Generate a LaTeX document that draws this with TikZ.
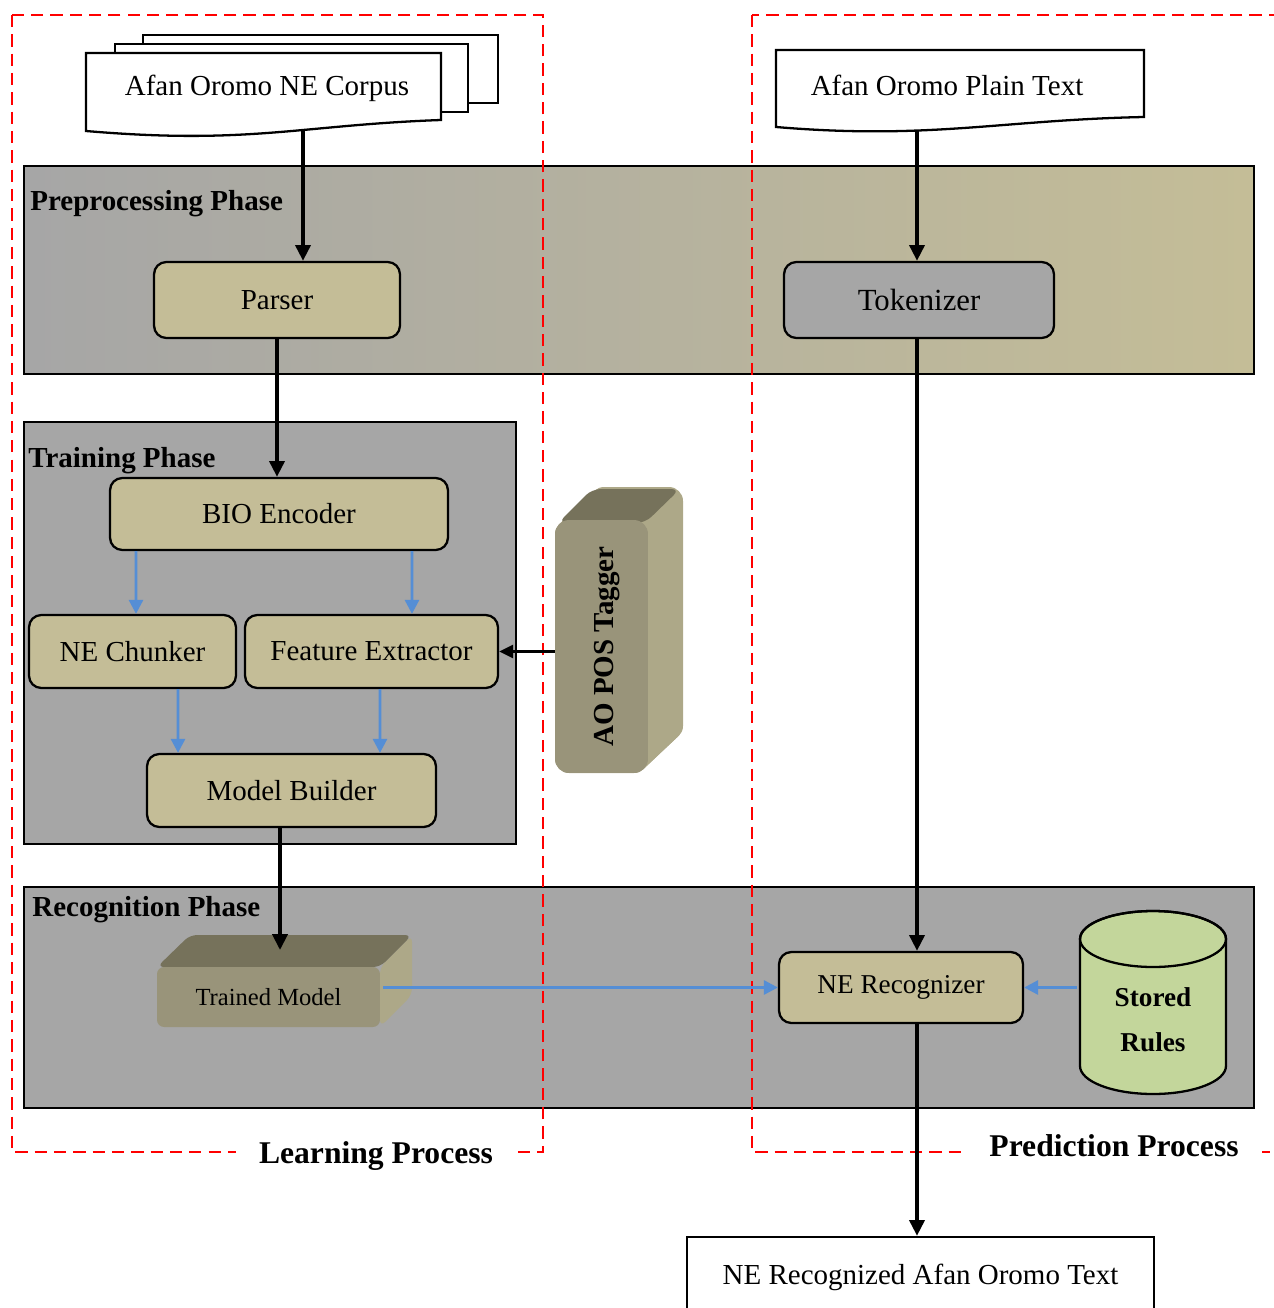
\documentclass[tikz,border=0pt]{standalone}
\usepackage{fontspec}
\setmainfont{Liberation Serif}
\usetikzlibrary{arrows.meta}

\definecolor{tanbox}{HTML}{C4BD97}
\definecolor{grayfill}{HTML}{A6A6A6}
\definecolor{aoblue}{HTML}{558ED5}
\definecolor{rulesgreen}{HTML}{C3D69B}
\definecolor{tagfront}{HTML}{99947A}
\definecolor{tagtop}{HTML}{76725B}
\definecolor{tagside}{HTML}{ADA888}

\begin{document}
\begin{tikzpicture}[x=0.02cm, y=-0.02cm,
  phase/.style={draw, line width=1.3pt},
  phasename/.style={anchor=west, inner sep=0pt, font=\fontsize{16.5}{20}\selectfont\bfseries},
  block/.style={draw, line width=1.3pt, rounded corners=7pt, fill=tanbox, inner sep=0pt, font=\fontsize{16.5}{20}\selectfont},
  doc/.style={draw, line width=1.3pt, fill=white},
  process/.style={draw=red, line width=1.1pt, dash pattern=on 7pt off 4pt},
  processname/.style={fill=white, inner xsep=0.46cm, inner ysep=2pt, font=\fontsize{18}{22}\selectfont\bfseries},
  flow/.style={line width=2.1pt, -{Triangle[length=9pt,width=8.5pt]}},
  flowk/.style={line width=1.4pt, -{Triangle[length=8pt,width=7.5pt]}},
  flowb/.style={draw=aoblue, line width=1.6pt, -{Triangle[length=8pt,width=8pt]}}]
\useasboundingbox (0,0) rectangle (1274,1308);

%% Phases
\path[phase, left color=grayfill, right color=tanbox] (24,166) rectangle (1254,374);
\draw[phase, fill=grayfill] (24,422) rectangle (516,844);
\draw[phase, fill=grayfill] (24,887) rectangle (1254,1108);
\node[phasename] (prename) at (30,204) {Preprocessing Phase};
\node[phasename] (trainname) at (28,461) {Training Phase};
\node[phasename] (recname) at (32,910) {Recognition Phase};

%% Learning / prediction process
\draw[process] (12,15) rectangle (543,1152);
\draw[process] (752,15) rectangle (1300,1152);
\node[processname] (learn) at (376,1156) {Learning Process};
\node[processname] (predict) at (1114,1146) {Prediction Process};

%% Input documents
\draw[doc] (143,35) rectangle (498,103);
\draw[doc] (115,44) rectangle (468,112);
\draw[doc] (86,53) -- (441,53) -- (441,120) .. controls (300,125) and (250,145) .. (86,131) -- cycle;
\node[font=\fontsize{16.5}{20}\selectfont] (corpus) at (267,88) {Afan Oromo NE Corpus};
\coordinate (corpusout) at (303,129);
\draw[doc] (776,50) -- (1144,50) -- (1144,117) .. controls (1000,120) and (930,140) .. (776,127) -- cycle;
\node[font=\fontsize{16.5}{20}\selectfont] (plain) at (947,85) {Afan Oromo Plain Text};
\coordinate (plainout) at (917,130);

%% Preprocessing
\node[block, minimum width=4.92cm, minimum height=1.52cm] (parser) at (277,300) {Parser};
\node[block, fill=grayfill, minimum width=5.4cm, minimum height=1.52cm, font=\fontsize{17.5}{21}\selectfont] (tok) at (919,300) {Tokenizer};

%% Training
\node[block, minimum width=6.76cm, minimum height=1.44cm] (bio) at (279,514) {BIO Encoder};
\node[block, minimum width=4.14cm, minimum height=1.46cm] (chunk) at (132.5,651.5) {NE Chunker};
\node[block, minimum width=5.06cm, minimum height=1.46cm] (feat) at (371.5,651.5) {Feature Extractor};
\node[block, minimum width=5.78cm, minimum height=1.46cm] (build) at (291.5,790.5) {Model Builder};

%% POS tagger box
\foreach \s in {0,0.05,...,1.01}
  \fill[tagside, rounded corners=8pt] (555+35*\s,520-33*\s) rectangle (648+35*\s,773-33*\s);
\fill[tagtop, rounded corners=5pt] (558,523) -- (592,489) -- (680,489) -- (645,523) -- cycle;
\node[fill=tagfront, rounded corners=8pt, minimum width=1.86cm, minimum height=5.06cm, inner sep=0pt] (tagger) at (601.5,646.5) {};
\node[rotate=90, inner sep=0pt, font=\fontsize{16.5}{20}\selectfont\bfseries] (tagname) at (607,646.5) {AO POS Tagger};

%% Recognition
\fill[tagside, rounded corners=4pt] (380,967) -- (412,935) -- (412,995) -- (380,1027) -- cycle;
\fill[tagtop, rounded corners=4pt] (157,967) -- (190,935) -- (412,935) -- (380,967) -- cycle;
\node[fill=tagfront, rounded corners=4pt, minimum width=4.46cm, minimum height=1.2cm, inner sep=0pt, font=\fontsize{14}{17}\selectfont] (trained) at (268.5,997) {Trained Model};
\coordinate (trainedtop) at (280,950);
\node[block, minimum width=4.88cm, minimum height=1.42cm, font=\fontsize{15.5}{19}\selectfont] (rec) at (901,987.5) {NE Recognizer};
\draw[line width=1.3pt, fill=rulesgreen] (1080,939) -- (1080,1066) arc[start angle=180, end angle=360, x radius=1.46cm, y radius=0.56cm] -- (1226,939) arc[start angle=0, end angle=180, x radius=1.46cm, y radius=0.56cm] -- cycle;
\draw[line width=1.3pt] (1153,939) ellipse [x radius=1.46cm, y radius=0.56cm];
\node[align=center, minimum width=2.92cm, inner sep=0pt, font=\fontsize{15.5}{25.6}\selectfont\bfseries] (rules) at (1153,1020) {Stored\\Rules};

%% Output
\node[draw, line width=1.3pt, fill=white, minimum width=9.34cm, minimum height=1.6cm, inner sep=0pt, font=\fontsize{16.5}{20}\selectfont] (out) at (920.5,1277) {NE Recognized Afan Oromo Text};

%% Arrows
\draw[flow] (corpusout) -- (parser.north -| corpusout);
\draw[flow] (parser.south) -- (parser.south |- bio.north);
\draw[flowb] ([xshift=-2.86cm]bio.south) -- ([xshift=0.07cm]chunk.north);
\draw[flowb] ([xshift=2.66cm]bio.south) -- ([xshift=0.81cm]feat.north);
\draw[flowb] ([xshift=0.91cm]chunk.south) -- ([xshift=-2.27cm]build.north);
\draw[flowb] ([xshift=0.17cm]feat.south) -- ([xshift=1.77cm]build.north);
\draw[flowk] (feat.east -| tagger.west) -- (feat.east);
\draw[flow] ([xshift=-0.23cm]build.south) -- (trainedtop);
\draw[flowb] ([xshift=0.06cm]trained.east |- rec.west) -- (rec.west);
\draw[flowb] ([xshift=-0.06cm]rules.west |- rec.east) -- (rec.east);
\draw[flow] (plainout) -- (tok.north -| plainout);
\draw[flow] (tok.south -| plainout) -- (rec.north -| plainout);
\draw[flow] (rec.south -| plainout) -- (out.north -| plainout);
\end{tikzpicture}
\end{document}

# # # # # # #

WHAT TO DO: Transcribe all the data word for word; the images stay out.

TASK RESULT:
Generate a LaTeX document that draws this with TikZ.
\documentclass[tikz,border=0pt]{standalone}
\usepackage{fontspec}
\setmainfont{Liberation Serif}
\usetikzlibrary{arrows.meta}

\definecolor{tanbox}{HTML}{C4BD97}
\definecolor{grayfill}{HTML}{A6A6A6}
\definecolor{aoblue}{HTML}{558ED5}
\definecolor{rulesgreen}{HTML}{C3D69B}
\definecolor{tagfront}{HTML}{99947A}
\definecolor{tagtop}{HTML}{76725B}
\definecolor{tagside}{HTML}{ADA888}

\begin{document}
\begin{tikzpicture}[x=0.02cm, y=-0.02cm,
  phase/.style={draw, line width=1.3pt},
  phasename/.style={anchor=west, inner sep=0pt, font=\fontsize{16.5}{20}\selectfont\bfseries},
  block/.style={draw, line width=1.3pt, rounded corners=7pt, fill=tanbox, inner sep=0pt, font=\fontsize{16.5}{20}\selectfont},
  doc/.style={draw, line width=1.3pt, fill=white},
  process/.style={draw=red, line width=1.1pt, dash pattern=on 7pt off 4pt},
  processname/.style={fill=white, inner xsep=0.46cm, inner ysep=2pt, font=\fontsize{18}{22}\selectfont\bfseries},
  flow/.style={line width=2.1pt, -{Triangle[length=9pt,width=8.5pt]}},
  flowk/.style={line width=1.4pt, -{Triangle[length=8pt,width=7.5pt]}},
  flowb/.style={draw=aoblue, line width=1.6pt, -{Triangle[length=8pt,width=8pt]}}]
\useasboundingbox (0,0) rectangle (1274,1308);

%% Phases
\path[phase, left color=grayfill, right color=tanbox] (24,166) rectangle (1254,374);
\draw[phase, fill=grayfill] (24,422) rectangle (516,844);
\draw[phase, fill=grayfill] (24,887) rectangle (1254,1108);
\node[phasename] (prename) at (30,204) {Preprocessing Phase};
\node[phasename] (trainname) at (28,461) {Training Phase};
\node[phasename] (recname) at (32,910) {Recognition Phase};

%% Learning / prediction process
\draw[process] (12,15) rectangle (543,1152);
\draw[process] (752,15) rectangle (1300,1152);
\node[processname] (learn) at (376,1156) {Learning Process};
\node[processname] (predict) at (1114,1146) {Prediction Process};

%% Input documents
\draw[doc] (143,35) rectangle (498,103);
\draw[doc] (115,44) rectangle (468,112);
\draw[doc] (86,53) -- (441,53) -- (441,120) .. controls (300,125) and (250,145) .. (86,131) -- cycle;
\node[font=\fontsize{16.5}{20}\selectfont] (corpus) at (267,88) {Afan Oromo NE Corpus};
\coordinate (corpusout) at (303,129);
\draw[doc] (776,50) -- (1144,50) -- (1144,117) .. controls (1000,120) and (930,140) .. (776,127) -- cycle;
\node[font=\fontsize{16.5}{20}\selectfont] (plain) at (947,85) {Afan Oromo Plain Text};
\coordinate (plainout) at (917,130);

%% Preprocessing
\node[block, minimum width=4.92cm, minimum height=1.52cm] (parser) at (277,300) {Parser};
\node[block, fill=grayfill, minimum width=5.4cm, minimum height=1.52cm, font=\fontsize{17.5}{21}\selectfont] (tok) at (919,300) {Tokenizer};

%% Training
\node[block, minimum width=6.76cm, minimum height=1.44cm] (bio) at (279,514) {BIO Encoder};
\node[block, minimum width=4.14cm, minimum height=1.46cm] (chunk) at (132.5,651.5) {NE Chunker};
\node[block, minimum width=5.06cm, minimum height=1.46cm] (feat) at (371.5,651.5) {Feature Extractor};
\node[block, minimum width=5.78cm, minimum height=1.46cm] (build) at (291.5,790.5) {Model Builder};

%% POS tagger box
\foreach \s in {0,0.05,...,1.01}
  \fill[tagside, rounded corners=8pt] (555+35*\s,520-33*\s) rectangle (648+35*\s,773-33*\s);
\fill[tagtop, rounded corners=5pt] (558,523) -- (592,489) -- (680,489) -- (645,523) -- cycle;
\node[fill=tagfront, rounded corners=8pt, minimum width=1.86cm, minimum height=5.06cm, inner sep=0pt] (tagger) at (601.5,646.5) {};
\node[rotate=90, inner sep=0pt, font=\fontsize{16.5}{20}\selectfont\bfseries] (tagname) at (607,646.5) {AO POS Tagger};

%% Recognition
\fill[tagside, rounded corners=4pt] (380,967) -- (412,935) -- (412,995) -- (380,1027) -- cycle;
\fill[tagtop, rounded corners=4pt] (157,967) -- (190,935) -- (412,935) -- (380,967) -- cycle;
\node[fill=tagfront, rounded corners=4pt, minimum width=4.46cm, minimum height=1.2cm, inner sep=0pt, font=\fontsize{14}{17}\selectfont] (trained) at (268.5,997) {Trained Model};
\coordinate (trainedtop) at (280,950);
\node[block, minimum width=4.88cm, minimum height=1.42cm, font=\fontsize{15.5}{19}\selectfont] (rec) at (901,987.5) {NE Recognizer};
\draw[line width=1.3pt, fill=rulesgreen] (1080,939) -- (1080,1066) arc[start angle=180, end angle=360, x radius=1.46cm, y radius=0.56cm] -- (1226,939) arc[start angle=0, end angle=180, x radius=1.46cm, y radius=0.56cm] -- cycle;
\draw[line width=1.3pt] (1153,939) ellipse [x radius=1.46cm, y radius=0.56cm];
\node[align=center, minimum width=2.92cm, inner sep=0pt, font=\fontsize{15.5}{25.6}\selectfont\bfseries] (rules) at (1153,1020) {Stored\\Rules};

%% Output
\node[draw, line width=1.3pt, fill=white, minimum width=9.34cm, minimum height=1.6cm, inner sep=0pt, font=\fontsize{16.5}{20}\selectfont] (out) at (920.5,1277) {NE Recognized Afan Oromo Text};

%% Arrows
\draw[flow] (corpusout) -- (parser.north -| corpusout);
\draw[flow] (parser.south) -- (parser.south |- bio.north);
\draw[flowb] ([xshift=-2.86cm]bio.south) -- ([xshift=0.07cm]chunk.north);
\draw[flowb] ([xshift=2.66cm]bio.south) -- ([xshift=0.81cm]feat.north);
\draw[flowb] ([xshift=0.91cm]chunk.south) -- ([xshift=-2.27cm]build.north);
\draw[flowb] ([xshift=0.17cm]feat.south) -- ([xshift=1.77cm]build.north);
\draw[flowk] (feat.east -| tagger.west) -- (feat.east);
\draw[flow] ([xshift=-0.23cm]build.south) -- (trainedtop);
\draw[flowb] ([xshift=0.06cm]trained.east |- rec.west) -- (rec.west);
\draw[flowb] ([xshift=-0.06cm]rules.west |- rec.east) -- (rec.east);
\draw[flow] (plainout) -- (tok.north -| plainout);
\draw[flow] (tok.south -| plainout) -- (rec.north -| plainout);
\draw[flow] (rec.south -| plainout) -- (out.north -| plainout);
\end{tikzpicture}
\end{document}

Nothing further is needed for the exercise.